■ RECORDS TO PROCESS

* Begin *

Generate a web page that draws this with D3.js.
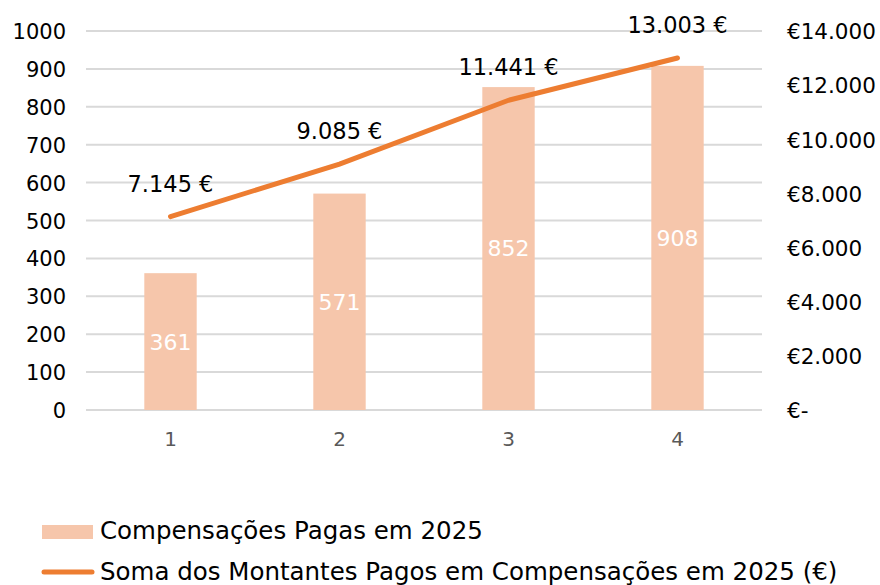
<!DOCTYPE html>
<html><head><meta charset="utf-8">
<script src="https://cdn.jsdelivr.net/npm/d3@7"></script>
<style>
html,body{margin:0;padding:0;background:#fff;}
svg{display:block;font-family:"DejaVu Sans",sans-serif;}
</style></head>
<body><svg id="c" width="880" height="585"></svg>
<script>
const categories = ["1","2","3","4"];
const barValues = [361, 571, 852, 908];
const lineValues = [7145, 9085, 11441, 13003];
const leftTicks = [0,100,200,300,400,500,600,700,800,900,1000];
const rightTicks = [0,2000,4000,6000,8000,10000,12000,14000];
const barName = "Compensações Pagas em 2025";
const lineName = "Soma dos Montantes Pagos em Compensações em 2025 (€)";

const svg = d3.select("#c");
const x = d3.scaleBand().domain(categories).range([86, 762]).paddingInner(0.69).paddingOuter(0.345);
const y = d3.scaleLinear().domain([0,1000]).range([410,31]);
const y2 = d3.scaleLinear().domain([0,14000]).range([410,31]);

const fmtDot = v => v.toLocaleString("de-DE");

// gridlines
svg.append("g").selectAll("line").data(leftTicks).join("line")
  .attr("x1",86).attr("x2",762)
  .attr("y1",d=>y(d)).attr("y2",d=>y(d))
  .attr("stroke","#d9d9d9").attr("stroke-width",2);

// left axis
const la = svg.append("g").attr("transform","translate(66,0)")
  .call(d3.axisLeft(y).tickValues(leftTicks).tickSize(0).tickPadding(0).tickFormat(d3.format("d")));
la.select(".domain").remove();
la.selectAll("text").attr("font-size",21).attr("fill","#000").attr("font-family","DejaVu Sans").attr("dy","0.36em");

// right axis
const ra = svg.append("g").attr("transform","translate(787,0)")
  .call(d3.axisRight(y2).tickValues(rightTicks).tickSize(0).tickPadding(0)
    .tickFormat(d => d===0 ? "€-" : "€" + fmtDot(d)));
ra.select(".domain").remove();
ra.selectAll("text").attr("font-size",21.5).attr("fill","#000").attr("font-family","DejaVu Sans").attr("dy","0.36em");

// x axis
const xa = svg.append("g").attr("transform","translate(0,410)")
  .call(d3.axisBottom(x).tickSize(0).tickPadding(22));
xa.select(".domain").remove();
xa.selectAll("text").attr("font-size",20).attr("fill","#595959").attr("font-family","DejaVu Sans");

// bars
svg.append("g").selectAll("rect").data(barValues).join("rect")
  .attr("x",(d,i)=>x(categories[i])).attr("width",x.bandwidth())
  .attr("y",d=>y(d)).attr("height",d=>y(0)-y(d))
  .attr("fill","#f6c6ab");
svg.append("g").selectAll("text").data(barValues).join("text")
  .attr("x",(d,i)=>x(categories[i])+x.bandwidth()/2)
  .attr("y",d=>(y(d)+y(0))/2).attr("dy","0.36em")
  .attr("text-anchor","middle").attr("font-size",22).attr("fill","#fff")
  .text(d=>d);

// line
const line = d3.line().x((d,i)=>x(categories[i])+x.bandwidth()/2).y(d=>y2(d));
svg.append("path").datum(lineValues).attr("d",line)
  .attr("fill","none").attr("stroke","#ed7d31").attr("stroke-width",5).attr("stroke-linecap","round");
svg.append("g").selectAll("text").data(lineValues).join("text")
  .attr("x",(d,i)=>x(categories[i])+x.bandwidth()/2)
  .attr("y",d=>y2(d)-25)
  .attr("text-anchor","middle").attr("font-size",22.5).attr("fill","#000")
  .text(d=>fmtDot(d)+" €");

// legend
const lg = svg.append("g");
lg.append("rect").attr("x",42).attr("y",525).attr("width",51).attr("height",14).attr("fill","#f6c6ab");
lg.append("text").attr("x",100).attr("y",539).attr("font-size",24.5).attr("fill","#000").text(barName);
lg.append("line").attr("x1",44).attr("x2",92).attr("y1",572).attr("y2",572)
  .attr("stroke","#ed7d31").attr("stroke-width",5).attr("stroke-linecap","round");
lg.append("text").attr("x",100).attr("y",580).attr("font-size",24.5).attr("fill","#000").text(lineName);
</script></body></html>
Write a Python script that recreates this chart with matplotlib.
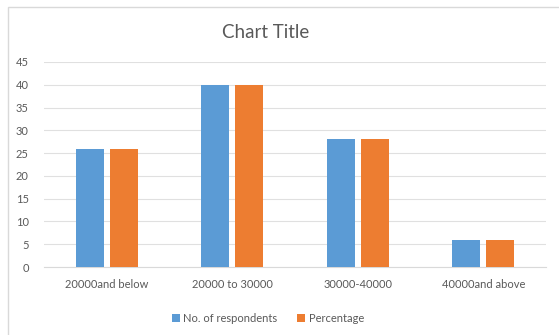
import numpy as np
import matplotlib.pyplot as plt
from matplotlib.patches import Rectangle

plt.rcParams['font.family'] = ['Lato', 'DejaVu Sans']

categories = ['20000and below', '20000 to 30000', '30000-40000', '40000and above']
respondents = [26, 40, 28, 6]
percentage = [26, 40, 28, 6]

fig = plt.figure(figsize=(5.59, 3.35), dpi=100)
W, H = 559, 335

# chart frame (cropped on right and bottom like the screenshot)
fig.patches.append(Rectangle((8 / W, -0.1), 1.2, 1 - 7 / H + 0.1, transform=fig.transFigure,
                             fill=False, edgecolor='#d9d9d9', linewidth=1))

ax = fig.add_axes([44 / W, 1 - 267 / H, (546 - 44) / W, (267 - 62) / H])

x = np.arange(len(categories))
bw = 0.222
ax.bar(x - bw / 2 - 0.024, respondents, bw, color='#5B9BD5', label='No. of respondents', zorder=3)
ax.bar(x + bw / 2 + 0.024, percentage, bw, color='#ED7D31', label='Percentage', zorder=3)

ax.set_xlim(-0.5, len(categories) - 0.5)
ax.set_ylim(0, 45)
ax.set_yticks(range(0, 46, 5))
ax.set_xticks(x)
ax.set_xticklabels(categories)
ax.grid(axis='y', color='#e0e0e0', linewidth=0.8, zorder=0)
for s in ['top', 'right', 'left']:
    ax.spines[s].set_visible(False)
ax.spines['bottom'].set_color('#d9d9d9')
ax.tick_params(axis='both', length=0, labelsize=8, labelcolor='#595959')
ax.tick_params(axis='x', pad=9)
ax.tick_params(axis='y', pad=11)

fig.text(266 / W, 1 - 32 / H, 'Chart Title', ha='center', va='center', fontsize=13.5, color='#595959')

fig.legend(loc='center', bbox_to_anchor=(268 / W, 1 - 318 / H), ncol=2, frameon=False,
           fontsize=8, labelcolor='#595959', handlelength=0.7, handleheight=0.7,
           handletextpad=0.3, columnspacing=1.8)

fig.savefig('out.png', dpi=100)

* End *

■ DIRECTIVE
Tally the lines of the records holding the word "that", then give only the resulting number.

■ RESULT
2